To bring the NRL back to the negotiating table, players previously shunned media appearances. This has meant that for post-game interviews and press conferences, where we traditionally see players giving their first-hand take on the game they just played in, we now see coaches and broadcasters filling in the gaps.
The media boycott didn’t have the desired league-stopping effect, with the NRL content to wait out the drama. Now, logo covering is the latest attempt to get the governing body’s attention. North Queensland Cowboys halfback Chad Townsend summed up the RLPA’s reasoning: “We are escalating our action as a playing group because the NRL have shown a complete lack of respect by not agreeing to what is a very reasonable path forward in negotiations.”

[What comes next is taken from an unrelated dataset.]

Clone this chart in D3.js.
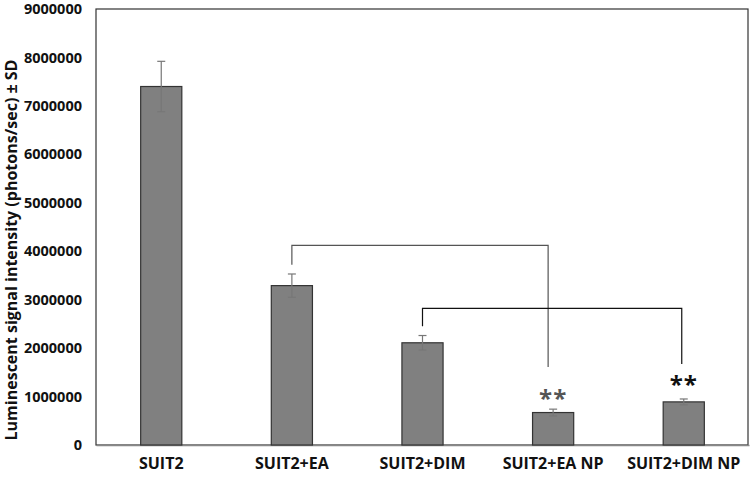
<!DOCTYPE html>
<html>
<head>
<meta charset="utf-8">
<script src="https://cdn.jsdelivr.net/npm/d3@7"></script>
<style>
  body { margin: 0; background: #fff; }
  svg text { font-family: "Open Sans", "Liberation Sans", sans-serif; font-weight: bold; }
</style>
</head>
<body>
<div id="chart"></div>
<script>
// data
const groups = ["SUIT2", "SUIT2+EA", "SUIT2+DIM", "SUIT2+EA NP", "SUIT2+DIM NP"];
const means = [7400000, 3290000, 2110000, 670000, 890000];
const sds = [520000, 240000, 150000, 70000, 60000];
const yTicks = [0, 1000000, 2000000, 3000000, 4000000, 5000000, 6000000, 7000000, 8000000, 9000000];
// brackets: from group -> to group, level of the bar, start of the left leg, end of the right leg
const brackets = [
  { from: "SUIT2+EA", to: "SUIT2+EA NP", top: 4120000, startY: 3720000, endY: 1610000 },
  { from: "SUIT2+DIM", to: "SUIT2+DIM NP", top: 2820000, startY: 2450000, endY: 1670000 }
];
const stars = [
  { group: "SUIT2+EA NP", at: 780000, color: "#555" },
  { group: "SUIT2+DIM NP", at: 1070000, color: "#111" }
];

const W = 750, H = 477;
const m = { left: 96, right: 1, top: 9, bottom: 32 };

const svg = d3.select("#chart").append("svg")
  .attr("width", W).attr("height", H);

const x = d3.scaleBand().domain(groups)
  .range([m.left, W - m.right]).paddingInner(0.685).paddingOuter(0.342);
const y = d3.scaleLinear().domain([0, 9000000]).range([H - m.bottom, m.top]);

// plot frame
svg.append("rect")
  .attr("x", m.left).attr("y", m.top)
  .attr("width", W - m.right - m.left - 1).attr("height", H - m.bottom - m.top)
  .attr("fill", "none").attr("stroke", "#333").attr("stroke-width", 1.2);

// y axis
const yAxis = svg.append("g")
  .attr("transform", `translate(${m.left},0)`)
  .call(d3.axisLeft(y).tickValues(yTicks).tickSize(0).tickPadding(14).tickFormat(d3.format("d")));
yAxis.select(".domain").remove();
yAxis.selectAll("text").attr("font-size", "14.5px").attr("fill", "#111");

// x axis
const xAxis = svg.append("g")
  .attr("transform", `translate(0,${H - m.bottom})`)
  .call(d3.axisBottom(x).tickSize(0).tickPadding(13));
xAxis.select(".domain").attr("stroke", "#888").attr("stroke-width", 1.5);
xAxis.selectAll("text").attr("font-size", "16px").attr("fill", "#111");

// y title
svg.append("text")
  .attr("transform", `translate(17,250) rotate(-90)`)
  .attr("text-anchor", "middle")
  .attr("font-size", "16px")
  .attr("fill", "#111")
  .text("Luminescent signal intensity (photons/sec) ± SD");

// bars
svg.selectAll("rect.bar").data(groups).join("rect")
  .attr("class", "bar")
  .attr("x", d => x(d))
  .attr("width", x.bandwidth())
  .attr("y", (d, i) => y(means[i]))
  .attr("height", (d, i) => y(0) - y(means[i]))
  .attr("fill", "#808080")
  .attr("stroke", "#333")
  .attr("stroke-width", 1.2);

// error bars
const cx = d => x(d) + x.bandwidth() / 2;
const eb = svg.append("g").attr("stroke", "#777").attr("stroke-width", 1.2);
groups.forEach((g, i) => {
  eb.append("line").attr("x1", cx(g)).attr("x2", cx(g))
    .attr("y1", y(means[i] - sds[i])).attr("y2", y(means[i] + sds[i]));
  [means[i] - sds[i], means[i] + sds[i]].forEach(v => {
    eb.append("line").attr("x1", cx(g) - 4).attr("x2", cx(g) + 4)
      .attr("y1", y(v)).attr("y2", y(v));
  });
});

// significance brackets
const line = d3.line();
brackets.forEach((b, i) => {
  const xr = cx(b.to) - (i === 0 ? 5 : 2);
  svg.append("path")
    .attr("d", line([
      [cx(b.from), y(b.startY)], [cx(b.from), y(b.top)],
      [xr, y(b.top)], [xr, y(b.endY)]
    ]))
    .attr("fill", "none")
    .attr("stroke", i === 0 ? "#555" : "#111")
    .attr("stroke-width", 1.2);
});

// stars
svg.selectAll("text.star").data(stars).join("text")
  .attr("class", "star")
  .attr("x", d => cx(d.group))
  .attr("y", d => y(d.at))
  .attr("text-anchor", "middle")
  .attr("font-size", "24px")
  .attr("font-weight", "normal")
  .attr("letter-spacing", "1px")
  .attr("fill", d => d.color)
  .text("**");
</script>
</body>
</html>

Are NRLW players also involved in the dispute?
While male players battle for a new CBA, their female counterparts don’t officially have one at all. NRLW players agreed in principle to a new CBA in February, but are still ironing out a few details, meaning that the women’s game has also become embroiled in the protests.
Newcastle Knights NRLW star Nita Maynard explained the decision to join the logo protest on Instagram: “It’s Women in League Round, but NRLW players still don’t have a CBA,” Maynard said. “What does that say about the respect the NRL has for women playing rugby league?”
Will there be more boycotts from NRL players?
With players becoming increasingly emboldened in their acts of defiance, and the NRL’s refusal to budge on several key issues, it wouldn’t be a surprise to see more boycotts – which we can expect to be even bigger.
A full-blown boycott of the NRL’s biggest awards night, the Dally-M ceremony, has been suggested as a potential outcome if negotiations continue to stall. In an interview with SEN Radio, RLPA operations manager Tom Symonds hinted at a Dally-M boycott. “To be transparent, it probably is on the table,” Symonds said. “That’s an option on the table, along with a number of other things that players are considering.”
Will the NRL pay disputes be resolved soon?
An independent mediator is set to assist with negotiations from now on, with the hope that a neutral third party will be able to quickly iron out many points of contention. Even with that development, the deadline for a new CBA is less than three months away and if the issue isn’t resolved, players will technically be uncontracted and uninsured. The clock is well and truly ticking.